I arrived two hours before sunrise to secure a good positionfor the shot. Hundreds of people come to photograph this scene in the fall, and this morning was no different. I was hoping for a nice reflection in the lake, but instead the water level was low and the wind was blowing hard. I decided to minimize the lake in the scene and crop tighter on the peaks.
Just as the sun was illuminating the peaks a small cloud formed above the mountain. Perfect! This small cloud really balanced out the scene, and added interest in the sky. But as you can see from the image above, the cloud and sunlit peaks were overexposed in my first shot.
To solve this problem, I used a Galen Rowell Graduated ND 3 stop soft edge filter to tone down the highlights, which allowed the valley floor exposure to be more in line with the sunlit mountain tops. The gradual transition of dark to light of this filter worked well to reduce the highlights without showing the edge of the filter in the scene. I love the rich color and strong graphic qualities of the final image…the cloud really takes this image to the next level.
Just above the town of Ouray, Colorado is Red Mountain Pass. This pass has one of the wildest roads you can drive, and also has some of the best aspen groves in southwest Colorado. When I arrived there the aspen were at peak color. I decided to come back the next day and photograph at Crystal Lake. This lake is nicely framed by a valley with aspen on both sides, and Red Mountain is in the background.

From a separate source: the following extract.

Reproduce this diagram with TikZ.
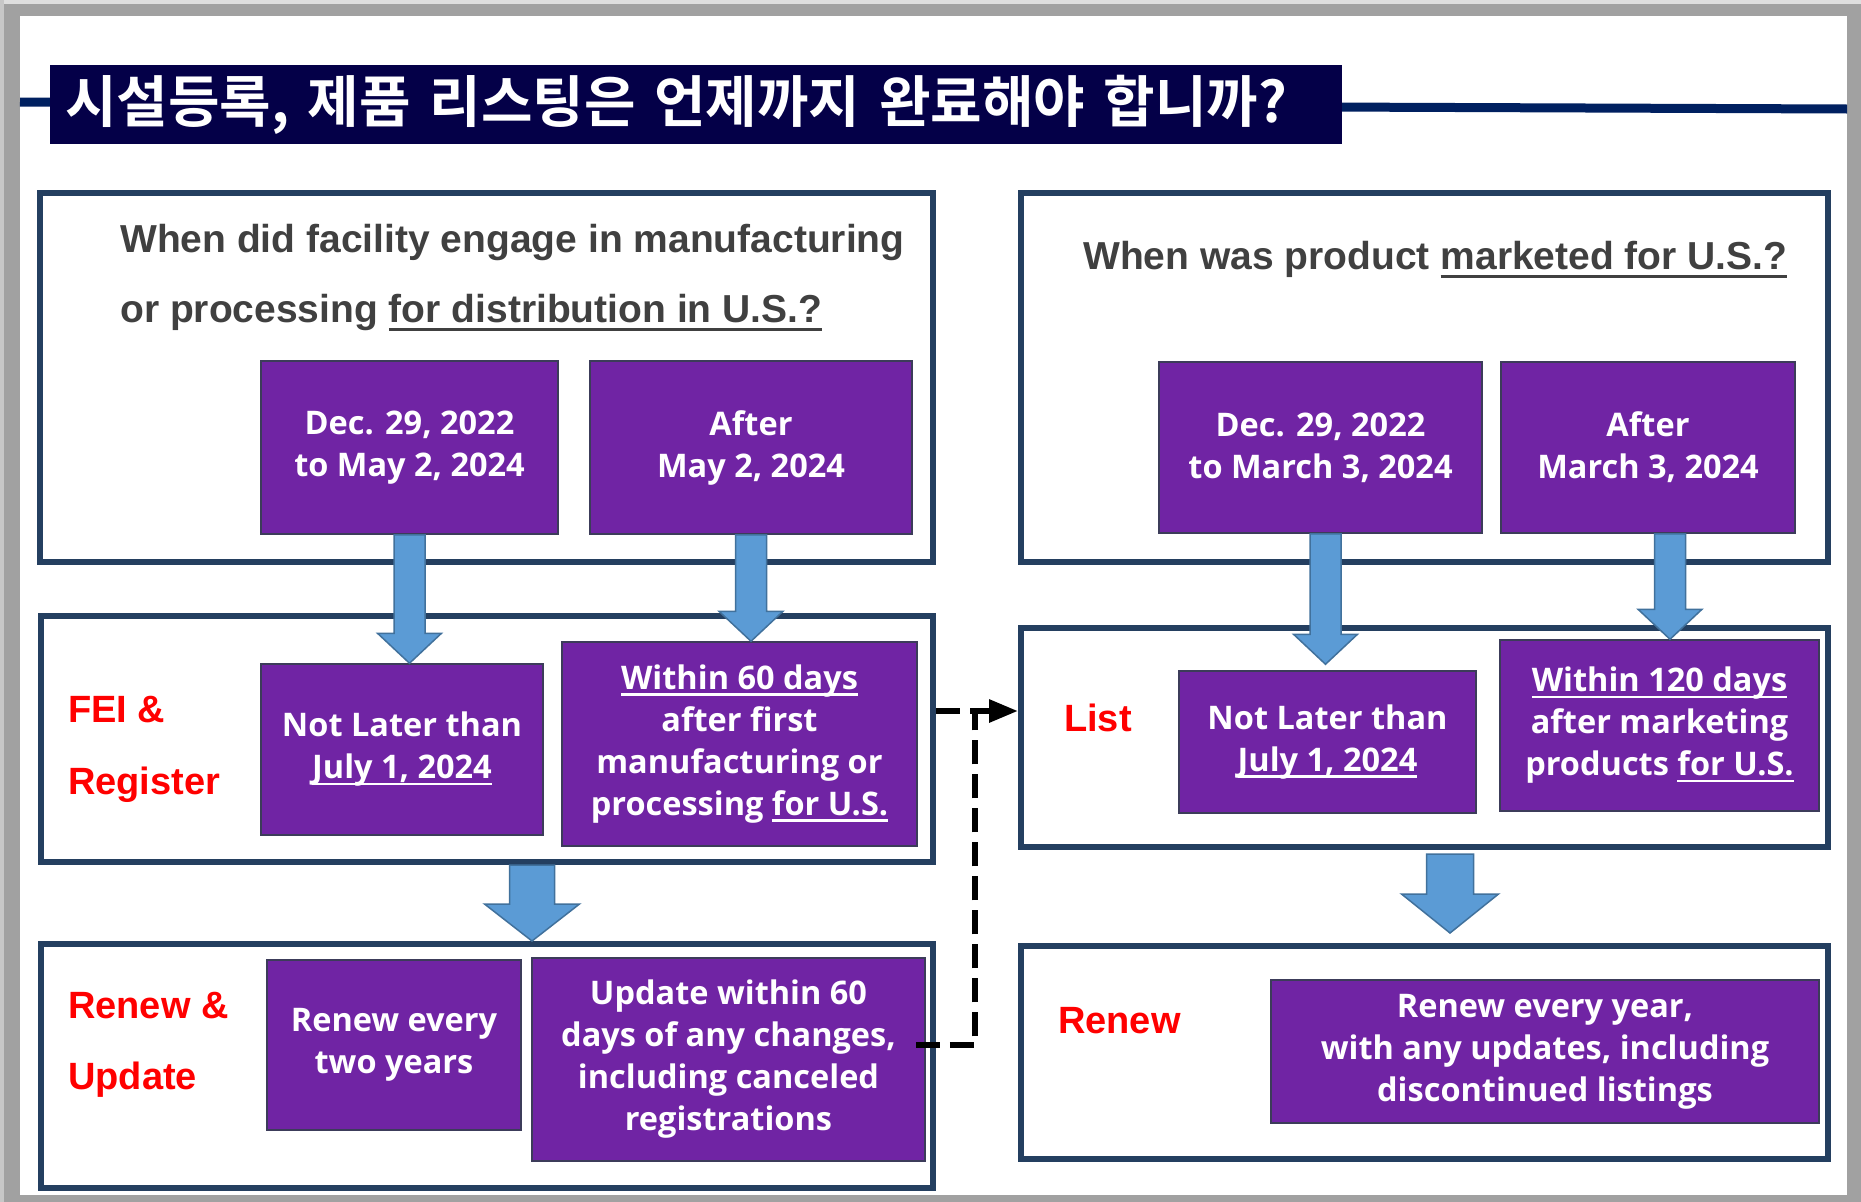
\documentclass[tikz,border=0pt]{standalone}
\usepackage{fontspec}
\setmainfont{Liberation Sans}
\newfontfamily\boxfont{Open Sans}
\newfontfamily\kofont{Noto Sans CJK KR}[BoldFont={Noto Sans CJK KR Bold}]
\usepackage{tikz}
\usetikzlibrary{positioning,calc,arrows.meta}

\definecolor{titlenavy}{RGB}{4,0,72}
\definecolor{rulenavy}{RGB}{0,32,96}
\definecolor{panelblue}{RGB}{36,63,96}
\definecolor{boxpurple}{RGB}{112,36,164}
\definecolor{boxedge}{RGB}{60,60,90}
\definecolor{arrowfill}{RGB}{91,155,213}
\definecolor{arrowedge}{RGB}{65,113,156}
\definecolor{qgray}{RGB}{64,64,64}

% underline with a fixed offset below the baseline
\newcommand{\undl}[2][4pt]{\leavevmode\setbox0\hbox{#2}\rlap{\vrule height -#1 depth \dimexpr#1+2.5pt\relax width \wd0}\box0}

% fat down arrow: shaft half width, head half width, head length, from, to
\newcommand{\blockarrow}[5]{%
  \filldraw[blockarrow] let \p1=(#4), \p2=(#5) in
    (\x1-#1,\y1) -- (\x1+#1,\y1) -- (\x1+#1,\y2+#3) -- (\x1+#2,\y2+#3)
    -- (\x1,\y2) -- (\x1-#2,\y2+#3) -- (\x1-#1,\y2+#3) -- cycle;}

\tikzset{
  panel/.style={draw=panelblue,line width=6pt,fill=white,inner sep=0pt},
  datebox/.style={draw=boxedge,line width=1.5pt,fill=boxpurple,text=white,align=center,inner sep=0pt,
    font=\boxfont\bfseries\fontsize{32.5}{42}\selectfont},
  question/.style={anchor=base west,inner sep=0pt,text=qgray,font=\bfseries\fontsize{39}{47}\selectfont},
  redlabel/.style={anchor=base west,inner sep=0pt,text=red,font=\bfseries\fontsize{38}{46}\selectfont},
  titlebar/.style={fill=titlenavy,text=white,minimum height=79pt,text width=1262pt,inner xsep=15pt,
    inner ysep=0pt,align=left,font=\kofont\bfseries\fontsize{56}{60}\selectfont},
  blockarrow/.style={fill=arrowfill,draw=arrowedge,line width=1.5pt},
  dashlink/.style={draw=black,line width=6pt,dash pattern=on 24pt off 10pt},
}

\begin{document}
\begin{tikzpicture}[x=1pt,y=-1pt]
  \useasboundingbox (0,0) rectangle (1861,1202);
  % slide frame
  \fill[black!37] (0,0) rectangle (1861,1202);
  \fill[black!13] (0,0) rectangle (1861,4);
  \fill[black!22] (0,0) rectangle (4,1202);
  \fill[white] (20,16) rectangle (1847,1195);

  % title
  \draw[rulenavy,line width=9pt] (20,102) -- (1847,109);
  \node[titlebar] (title) at (696,104.5) {시설등록, 제품 리스팅은 언제까지 완료해야 합니까?};

  % panels
  \node[panel,minimum width=893pt,minimum height=369pt] (q1) at (486.5,377.5) {};
  \node[panel,minimum width=892pt,minimum height=246pt] (fei) at (487,739) {};
  \node[panel,minimum width=892pt,minimum height=244pt] (upr) at (487,1066) {};
  \node[panel,minimum width=807pt,minimum height=369pt] (q2) at (1424.5,377.5) {};
  \node[panel,minimum width=807pt,minimum height=219pt] (lst) at (1424.5,737.5) {};
  \node[panel,minimum width=807pt,minimum height=213pt] (rnw) at (1424.5,1052.5) {};

  % questions
  \node[question] (q1a) at (120,252) {When did facility engage in manufacturing};
  \node[question] (q1b) at (120,322) {or processing \undl[6pt]{for distribution in U.S.?}};
  \node[question] (q2a) at (1083,269) {When was product \undl[6pt]{marketed for U.S.?}};

  % red labels
  \node[redlabel] (fei1) at (68,722) {FEI \&};
  \node[redlabel] (fei2) at (68,794) {Register};
  \node[redlabel] (upr1) at (68,1018) {Renew \&};
  \node[redlabel] (upr2) at (68,1089) {Update};
  \node[redlabel] (lst1) at (1064,731) {List};
  \node[redlabel] (rnw1) at (1058,1033) {Renew};

  % purple boxes
  \node[datebox,minimum width=297pt,minimum height=173pt] (p1) at (409.5,447.5) {Dec. 29, 2022\\to May 2, 2024};
  \node[datebox,minimum width=322pt,minimum height=173pt] (p2) at (751,447.5) {After\\May 2, 2024};
  \node[datebox,minimum width=323pt,minimum height=171pt] (p3) at (1320.5,447.5) {Dec. 29, 2022\\to March 3, 2024};
  \node[datebox,minimum width=294pt,minimum height=171pt] (p4) at (1648,447.5) {After\\March 3, 2024};
  \node[datebox,minimum width=282pt,minimum height=171pt] (nl1) at (402,749.5) {Not Later than\\\undl{July 1, 2024}};
  \node[datebox,minimum width=355pt,minimum height=204pt] (w60) at (739.5,744) {\undl{Within 60 days}\\after first\\manufacturing or\\processing \undl{for U.S.}};
  \node[datebox,minimum width=297pt,minimum height=142pt] (nl2) at (1327.5,742) {Not Later than\\\undl{July 1, 2024}};
  \node[datebox,minimum width=319pt,minimum height=171pt] (w120) at (1659.5,725.5) {\undl{Within 120 days}\\after marketing\\products \undl{for U.S.}};
  \node[datebox,minimum width=254pt,minimum height=170pt] (ren2) at (394,1045) {Renew every\\two years};
  \node[datebox,minimum width=393pt,minimum height=203pt] (upd) at (728.5,1059.5) {Update within 60\\days of any changes,\\including canceled\\registrations};
  \node[datebox,minimum width=548pt,minimum height=143pt] (ren1) at (1545,1051.5) {Renew every year,\\with any updates, including\\discontinued listings};

  % arrows
  \blockarrow{15.5pt}{32pt}{30pt}{p1.south}{nl1.north}
  \blockarrow{15.5pt}{32pt}{30pt}{p2.south}{w60.north}
  \blockarrow{15.5pt}{32pt}{30pt}{[xshift=5pt]p3.south}{[yshift=6pt]nl2.north}
  \blockarrow{15.5pt}{32pt}{30pt}{[xshift=22pt]p4.south}{w120.north}
  \blockarrow{22.5pt}{47.5pt}{37pt}{[xshift=45pt]fei.south}{upr.north}
  \blockarrow{23.5pt}{48.5pt}{39pt}{[xshift=25.5pt,yshift=-4pt]lst.south}{[yshift=10pt]rnw.north}

  \coordinate (bend) at (975,711);
  \draw[dashlink,-{Triangle[length=29pt,width=22pt]}] (bend -| fei.east) -- (bend -| lst.west);
  \draw[dashlink] ([xshift=-10pt,yshift=14.5pt]upd.east) -| (bend);
\end{tikzpicture}
\end{document}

When I arrived to photograph the lake, photographers were leaving the scene and heading back to town. The wind was blowing 20-30 knots, and the lake had whitecaps ripping across the water. I decided to make the most of the situation. Rather than wait for a reflection, I decided to embrace the wind and waves. Clouds were zipping past in the sky. I knew if I could slow my exposure down in the midday sun, I could get some dramatic results.
I placed my 10 Stop Mor-Slo ND filter on my lens, set my ISO to its lowest setting, and shot at F22. This resulted in a one-minute exposure. Now the lake water looked silky and mysterious, and cumulus clouds stretched across the scene. I liked these images, but wanted to stretch the clouds even further across the shot.
I decided to shoot a three-frame multiple exposure. Each shot would be one minute long using the 10 stop ND filter, and after firing off three frames in succession, the camera would merge the frames into the final shot. The image above is the result.
I’m still on the road photographing fall color in Colorado. The aspen has one more week before they are past peak. With my Nikon cameras and Singh-Ray filters, I’m going to have a busy week!